- JOB:
Copy every line that holds "script".

Records excerpted from a collection
::::::::
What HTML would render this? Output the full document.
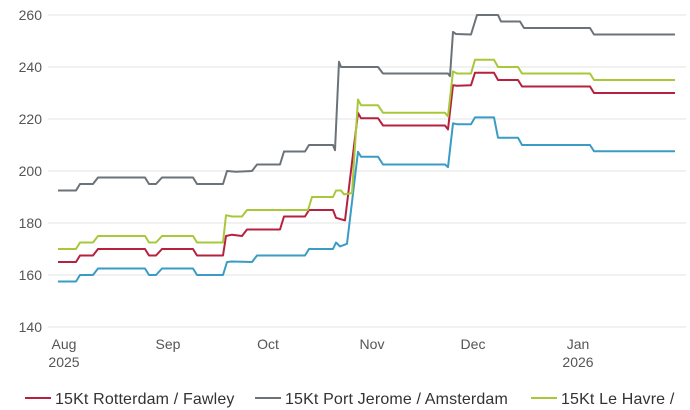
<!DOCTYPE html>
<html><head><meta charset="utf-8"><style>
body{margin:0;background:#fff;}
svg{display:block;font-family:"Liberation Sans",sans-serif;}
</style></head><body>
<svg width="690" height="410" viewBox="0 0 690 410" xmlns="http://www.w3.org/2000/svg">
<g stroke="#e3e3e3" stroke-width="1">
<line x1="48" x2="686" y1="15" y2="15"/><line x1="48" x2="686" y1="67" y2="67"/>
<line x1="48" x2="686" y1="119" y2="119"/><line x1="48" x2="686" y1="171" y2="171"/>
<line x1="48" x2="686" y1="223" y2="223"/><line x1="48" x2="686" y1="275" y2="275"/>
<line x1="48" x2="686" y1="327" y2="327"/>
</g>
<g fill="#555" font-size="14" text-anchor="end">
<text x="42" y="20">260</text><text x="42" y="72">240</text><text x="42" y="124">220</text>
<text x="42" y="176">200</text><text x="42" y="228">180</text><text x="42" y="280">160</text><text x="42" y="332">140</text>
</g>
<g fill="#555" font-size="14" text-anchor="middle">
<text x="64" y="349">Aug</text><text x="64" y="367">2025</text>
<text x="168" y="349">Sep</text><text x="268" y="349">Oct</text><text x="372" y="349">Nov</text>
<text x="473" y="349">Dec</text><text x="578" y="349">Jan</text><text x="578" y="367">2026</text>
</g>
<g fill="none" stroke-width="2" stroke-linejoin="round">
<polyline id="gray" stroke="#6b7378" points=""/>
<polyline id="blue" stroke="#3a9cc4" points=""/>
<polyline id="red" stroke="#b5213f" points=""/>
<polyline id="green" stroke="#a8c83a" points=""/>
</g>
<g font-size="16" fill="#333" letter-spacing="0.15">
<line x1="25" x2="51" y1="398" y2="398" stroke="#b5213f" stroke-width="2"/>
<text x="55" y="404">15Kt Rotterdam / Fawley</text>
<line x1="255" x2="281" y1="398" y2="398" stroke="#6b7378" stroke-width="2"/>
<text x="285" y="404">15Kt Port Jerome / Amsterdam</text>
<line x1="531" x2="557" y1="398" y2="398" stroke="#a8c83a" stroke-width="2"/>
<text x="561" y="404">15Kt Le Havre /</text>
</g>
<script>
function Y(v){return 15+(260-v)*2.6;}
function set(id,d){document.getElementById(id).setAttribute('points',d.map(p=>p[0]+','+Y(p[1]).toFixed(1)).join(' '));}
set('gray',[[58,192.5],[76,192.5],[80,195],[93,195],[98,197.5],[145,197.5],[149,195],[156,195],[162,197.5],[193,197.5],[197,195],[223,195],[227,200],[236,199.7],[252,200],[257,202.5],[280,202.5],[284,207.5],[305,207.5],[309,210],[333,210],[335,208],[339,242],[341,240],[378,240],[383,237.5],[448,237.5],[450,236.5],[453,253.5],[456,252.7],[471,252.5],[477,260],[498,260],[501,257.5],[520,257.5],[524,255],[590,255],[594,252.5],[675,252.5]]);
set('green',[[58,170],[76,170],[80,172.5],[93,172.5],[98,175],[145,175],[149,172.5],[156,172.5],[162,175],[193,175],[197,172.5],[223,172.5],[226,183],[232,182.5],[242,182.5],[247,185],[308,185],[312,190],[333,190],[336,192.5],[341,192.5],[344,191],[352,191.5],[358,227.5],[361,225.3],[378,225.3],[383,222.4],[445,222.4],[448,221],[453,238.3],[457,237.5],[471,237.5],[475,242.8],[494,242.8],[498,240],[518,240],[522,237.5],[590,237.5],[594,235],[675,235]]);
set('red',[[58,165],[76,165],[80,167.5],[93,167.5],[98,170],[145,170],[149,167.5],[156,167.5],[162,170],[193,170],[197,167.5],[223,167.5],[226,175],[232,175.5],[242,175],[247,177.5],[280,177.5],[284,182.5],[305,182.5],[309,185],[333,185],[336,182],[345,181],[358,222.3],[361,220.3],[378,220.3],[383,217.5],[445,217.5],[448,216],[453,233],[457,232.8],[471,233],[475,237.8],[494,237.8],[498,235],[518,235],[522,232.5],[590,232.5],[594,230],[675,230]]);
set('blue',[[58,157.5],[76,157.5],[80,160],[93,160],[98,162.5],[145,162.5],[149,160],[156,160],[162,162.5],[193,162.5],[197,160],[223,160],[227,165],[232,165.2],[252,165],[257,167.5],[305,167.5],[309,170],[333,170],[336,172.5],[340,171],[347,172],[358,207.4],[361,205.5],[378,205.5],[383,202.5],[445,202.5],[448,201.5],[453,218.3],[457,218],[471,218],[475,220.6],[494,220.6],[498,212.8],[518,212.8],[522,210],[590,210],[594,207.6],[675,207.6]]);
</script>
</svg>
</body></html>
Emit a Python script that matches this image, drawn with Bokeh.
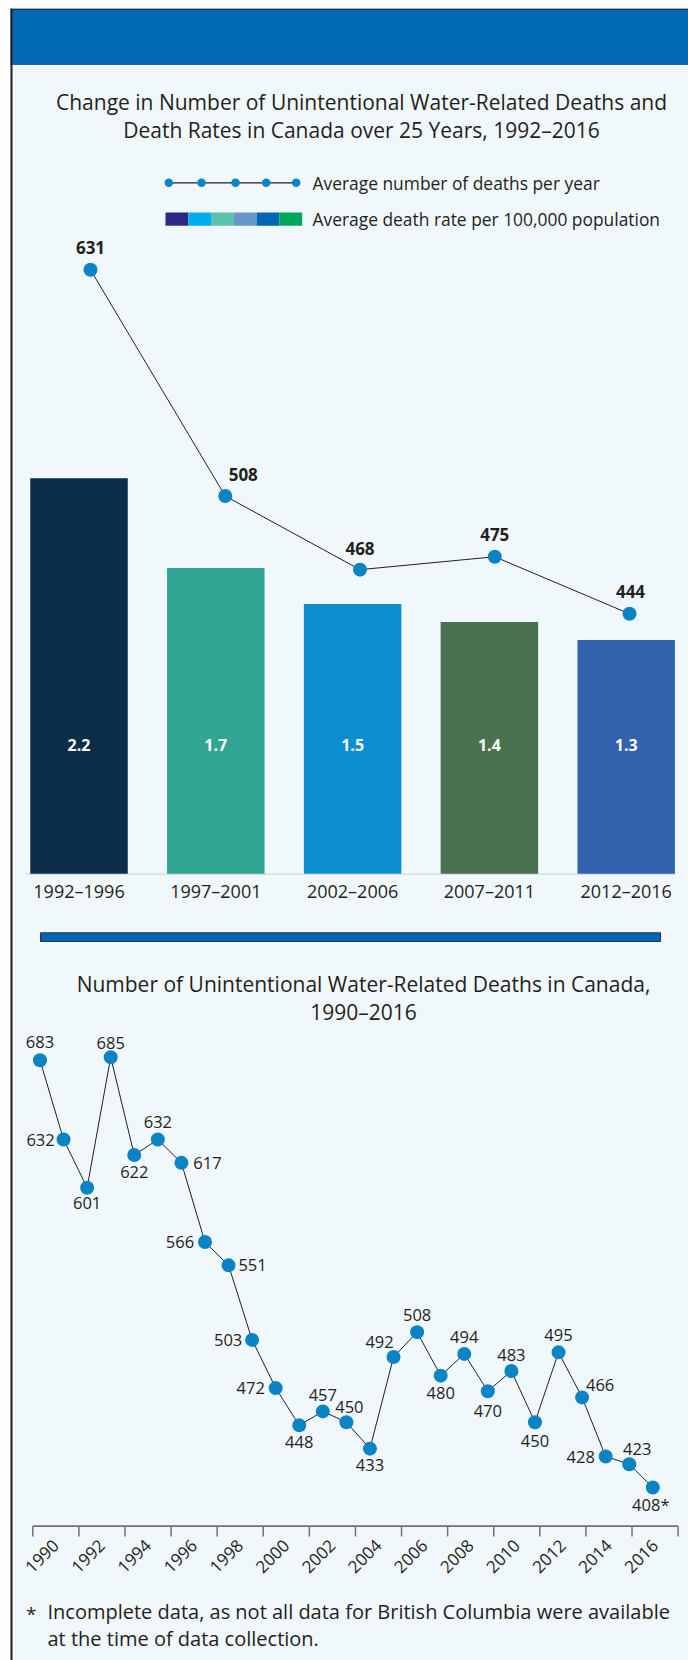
::::::::
- IN RESPONSE:
<script>
</script>
Emit a Python script that matches this image, drawn with Bokeh.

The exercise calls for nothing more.